● THE EXERCISE:
Copy out the records in full, word for word, without pictures.

● RECORDED DATA:
>> begin

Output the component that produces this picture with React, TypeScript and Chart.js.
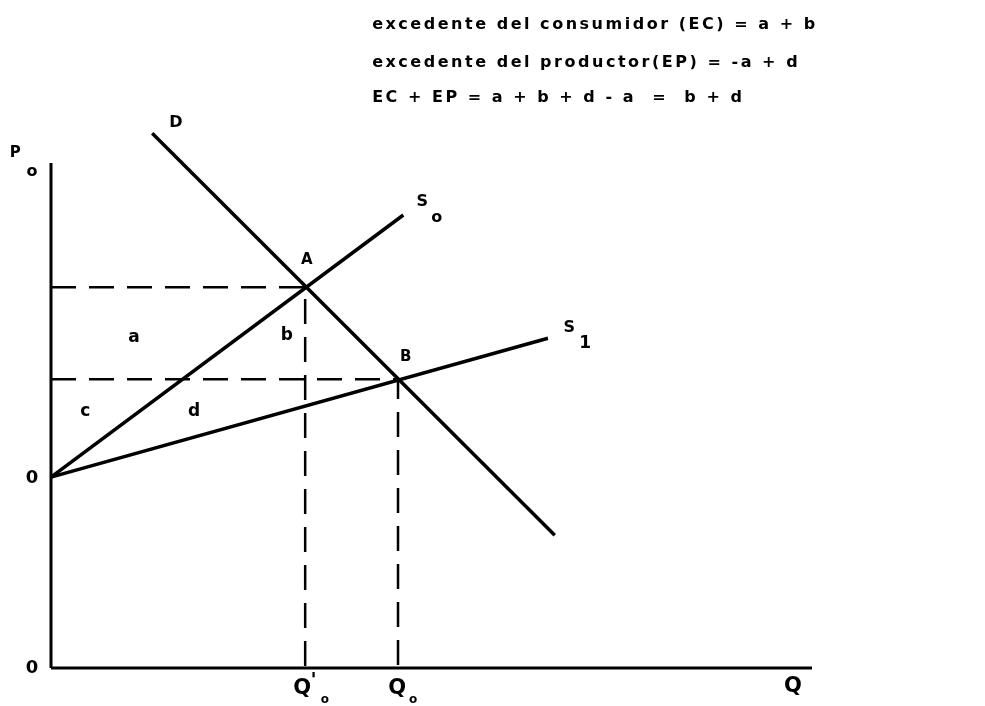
import React, { useEffect, useRef } from 'react';
import { Chart, registerables } from 'chart.js';

Chart.register(...registerables);

// Axes extent (data units: quantity Q 0..100, price P 0..100)
const axisQMax = 100;
const axisPMax = 100;

// Demand curve D
const demandQ = [13.3, 66.2];
const demandP = [105.9, 26.3];

// Supply S0
const supply0Q = [0, 46.3];
const supply0P = [37.8, 89.7];

// Supply S1
const supply1Q = [0, 65.3];
const supply1P = [37.8, 65.3];

// Equilibria A and B
const pointA = { q: 33.4, p: 75.4 };
const pointB = { q: 45.6, p: 57.2 };

// Text labels (data coordinates)
const labelText = ['D', 'A', 'B', 'a', 'b', 'c', 'd', '0', '0', 'P', 'o', 'S', 'o', 'S', '1', 'Q', "'", 'o', 'Q', 'o', 'Q'];
const labelQ = [16.4, 33.6, 46.6, 10.9, 31.0, 4.5, 18.8, -2.5, -2.5, -4.7, -2.5, 48.8, 50.7, 68.1, 70.2, 33.0, 34.5, 36.0, 45.5, 47.6, 97.5];
const labelP = [107.9, 80.8, 61.6, 65.5, 65.9, 50.7, 50.7, 37.6, 0, 102, 98.2, 92.3, 89.1, 67.3, 64.2, -4.0, -2.6, -6.3, -4.0, -6.3, -3.6];
const labelSize = [16, 15, 15, 17, 17, 17, 17, 18, 18, 15, 16, 16, 16, 16, 17, 21, 20, 12, 21, 12, 21];

// Formula lines at top
const formulas = [
  'excedente del consumidor (EC) = a + b',
  'excedente del productor(EP) = -a + d',
  'EC + EP = a + b + d - a  =  b + d',
];
const formulaQ = 42.2;
const formulaP = [127.3, 119.8, 112.9];
const formulaWidthPx = 443;

const FONT = '"DejaVu Sans", "Liberation Sans", Arial, sans-serif';

const pts = (qs: number[], ps: number[]) => qs.map((q, i) => ({ x: q, y: ps[i] }));

export default function App() {
  const ref = useRef<HTMLCanvasElement>(null);

  useEffect(() => {
    const labelPlugin = {
      id: 'labelPlugin',
      afterDatasetsDraw(chart: any) {
        const { ctx, scales } = chart;
        const xs = scales.x;
        const ys = scales.y;
        ctx.save();
        ctx.fillStyle = '#000';
        ctx.textAlign = 'center';
        ctx.textBaseline = 'middle';
        for (let i = 0; i < labelText.length; i++) {
          ctx.font = `bold ${labelSize[i]}px ${FONT}`;
          ctx.fillText(labelText[i], xs.getPixelForValue(labelQ[i]), ys.getPixelForValue(labelP[i]));
        }
        // formulas, letter-spaced
        ctx.font = `bold 16px ${FONT}`;
        ctx.textAlign = 'left';
        const first = formulas[0];
        const natural = ctx.measureText(first).width;
        const spacing = (formulaWidthPx - natural) / (first.length - 1);
        formulas.forEach((line, li) => {
          let px = xs.getPixelForValue(formulaQ);
          const py = ys.getPixelForValue(formulaP[li]);
          for (const ch of line) {
            ctx.fillText(ch, px, py);
            px += ctx.measureText(ch).width + spacing;
          }
        });
        ctx.restore();
      },
    };

    const line = (data: any[], width: number, dash: number[] = []) => ({
      data,
      showLine: true,
      borderColor: '#000',
      backgroundColor: '#000',
      borderWidth: width,
      borderDash: dash,
      pointRadius: 0,
      tension: 0,
      clip: false as any,
      fill: false,
    });

    const chart = new Chart(ref.current as HTMLCanvasElement, {
      type: 'scatter',
      data: {
        datasets: [
          // axes
          line([{ x: 0, y: 0 }, { x: 0, y: axisPMax }], 3),
          line([{ x: 0, y: 0 }, { x: axisQMax, y: 0 }], 3),
          // dashed guides
          line([{ x: 0, y: pointA.p }, { x: pointA.q, y: pointA.p }, { x: pointA.q, y: 0 }], 2.5, [25, 13]),
          line([{ x: 0, y: pointB.p }, { x: pointB.q, y: pointB.p }, { x: pointB.q, y: 0 }], 2.5, [25, 13]),
          // curves
          line(pts(demandQ, demandP), 3.5),
          line(pts(supply0Q, supply0P), 3.5),
          line(pts(supply1Q, supply1P), 3.5),
        ] as any,
      },
      options: {
        animation: false,
        responsive: false,
        events: [],
        layout: { padding: { left: 51, right: 173, top: 11.5, bottom: 38 } },
        scales: {
          x: { type: 'linear', min: 0, max: 100, display: false },
          y: { type: 'linear', min: 0, max: 130, display: false },
        },
        plugins: { legend: { display: false }, tooltip: { enabled: false } },
      },
      plugins: [labelPlugin],
    });
    return () => chart.destroy();
  }, []);

  return (
    <div style={{ position: 'fixed', left: 0, top: 0, width: 985, height: 706, background: '#fff' }}>
      <canvas ref={ref} width={985} height={706} style={{ display: 'block' }} />
    </div>
  );
}
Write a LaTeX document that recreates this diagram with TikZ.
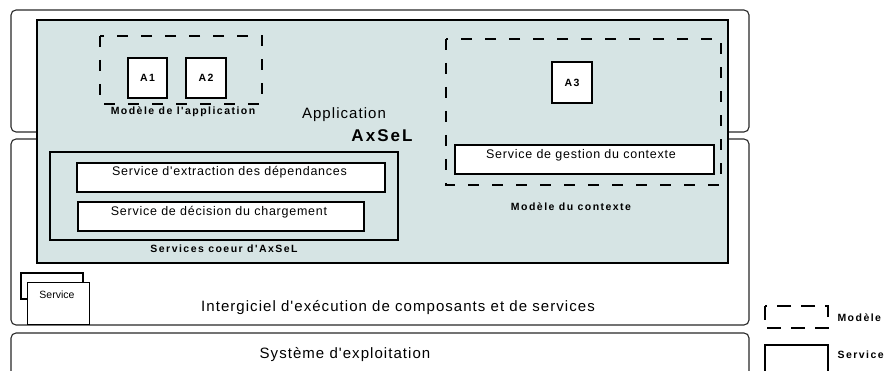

>> end

● FINAL ANSWER:
Output the component that produces this picture with React, TypeScript and Chart.js.
import React, { useEffect, useRef } from 'react';
import { Chart, registerables } from 'chart.js';

Chart.register(...registerables);

// Axes extent (data units: quantity Q 0..100, price P 0..100)
const axisQMax = 100;
const axisPMax = 100;

// Demand curve D
const demandQ = [13.3, 66.2];
const demandP = [105.9, 26.3];

// Supply S0
const supply0Q = [0, 46.3];
const supply0P = [37.8, 89.7];

// Supply S1
const supply1Q = [0, 65.3];
const supply1P = [37.8, 65.3];

// Equilibria A and B
const pointA = { q: 33.4, p: 75.4 };
const pointB = { q: 45.6, p: 57.2 };

// Text labels (data coordinates)
const labelText = ['D', 'A', 'B', 'a', 'b', 'c', 'd', '0', '0', 'P', 'o', 'S', 'o', 'S', '1', 'Q', "'", 'o', 'Q', 'o', 'Q'];
const labelQ = [16.4, 33.6, 46.6, 10.9, 31.0, 4.5, 18.8, -2.5, -2.5, -4.7, -2.5, 48.8, 50.7, 68.1, 70.2, 33.0, 34.5, 36.0, 45.5, 47.6, 97.5];
const labelP = [107.9, 80.8, 61.6, 65.5, 65.9, 50.7, 50.7, 37.6, 0, 102, 98.2, 92.3, 89.1, 67.3, 64.2, -4.0, -2.6, -6.3, -4.0, -6.3, -3.6];
const labelSize = [16, 15, 15, 17, 17, 17, 17, 18, 18, 15, 16, 16, 16, 16, 17, 21, 20, 12, 21, 12, 21];

// Formula lines at top
const formulas = [
  'excedente del consumidor (EC) = a + b',
  'excedente del productor(EP) = -a + d',
  'EC + EP = a + b + d - a  =  b + d',
];
const formulaQ = 42.2;
const formulaP = [127.3, 119.8, 112.9];
const formulaWidthPx = 443;

const FONT = '"DejaVu Sans", "Liberation Sans", Arial, sans-serif';

const pts = (qs: number[], ps: number[]) => qs.map((q, i) => ({ x: q, y: ps[i] }));

export default function App() {
  const ref = useRef<HTMLCanvasElement>(null);

  useEffect(() => {
    const labelPlugin = {
      id: 'labelPlugin',
      afterDatasetsDraw(chart: any) {
        const { ctx, scales } = chart;
        const xs = scales.x;
        const ys = scales.y;
        ctx.save();
        ctx.fillStyle = '#000';
        ctx.textAlign = 'center';
        ctx.textBaseline = 'middle';
        for (let i = 0; i < labelText.length; i++) {
          ctx.font = `bold ${labelSize[i]}px ${FONT}`;
          ctx.fillText(labelText[i], xs.getPixelForValue(labelQ[i]), ys.getPixelForValue(labelP[i]));
        }
        // formulas, letter-spaced
        ctx.font = `bold 16px ${FONT}`;
        ctx.textAlign = 'left';
        const first = formulas[0];
        const natural = ctx.measureText(first).width;
        const spacing = (formulaWidthPx - natural) / (first.length - 1);
        formulas.forEach((line, li) => {
          let px = xs.getPixelForValue(formulaQ);
          const py = ys.getPixelForValue(formulaP[li]);
          for (const ch of line) {
            ctx.fillText(ch, px, py);
            px += ctx.measureText(ch).width + spacing;
          }
        });
        ctx.restore();
      },
    };

    const line = (data: any[], width: number, dash: number[] = []) => ({
      data,
      showLine: true,
      borderColor: '#000',
      backgroundColor: '#000',
      borderWidth: width,
      borderDash: dash,
      pointRadius: 0,
      tension: 0,
      clip: false as any,
      fill: false,
    });

    const chart = new Chart(ref.current as HTMLCanvasElement, {
      type: 'scatter',
      data: {
        datasets: [
          // axes
          line([{ x: 0, y: 0 }, { x: 0, y: axisPMax }], 3),
          line([{ x: 0, y: 0 }, { x: axisQMax, y: 0 }], 3),
          // dashed guides
          line([{ x: 0, y: pointA.p }, { x: pointA.q, y: pointA.p }, { x: pointA.q, y: 0 }], 2.5, [25, 13]),
          line([{ x: 0, y: pointB.p }, { x: pointB.q, y: pointB.p }, { x: pointB.q, y: 0 }], 2.5, [25, 13]),
          // curves
          line(pts(demandQ, demandP), 3.5),
          line(pts(supply0Q, supply0P), 3.5),
          line(pts(supply1Q, supply1P), 3.5),
        ] as any,
      },
      options: {
        animation: false,
        responsive: false,
        events: [],
        layout: { padding: { left: 51, right: 173, top: 11.5, bottom: 38 } },
        scales: {
          x: { type: 'linear', min: 0, max: 100, display: false },
          y: { type: 'linear', min: 0, max: 130, display: false },
        },
        plugins: { legend: { display: false }, tooltip: { enabled: false } },
      },
      plugins: [labelPlugin],
    });
    return () => chart.destroy();
  }, []);

  return (
    <div style={{ position: 'fixed', left: 0, top: 0, width: 985, height: 706, background: '#fff' }}>
      <canvas ref={ref} width={985} height={706} style={{ display: 'block' }} />
    </div>
  );
}
Write a LaTeX document that recreates this diagram with TikZ.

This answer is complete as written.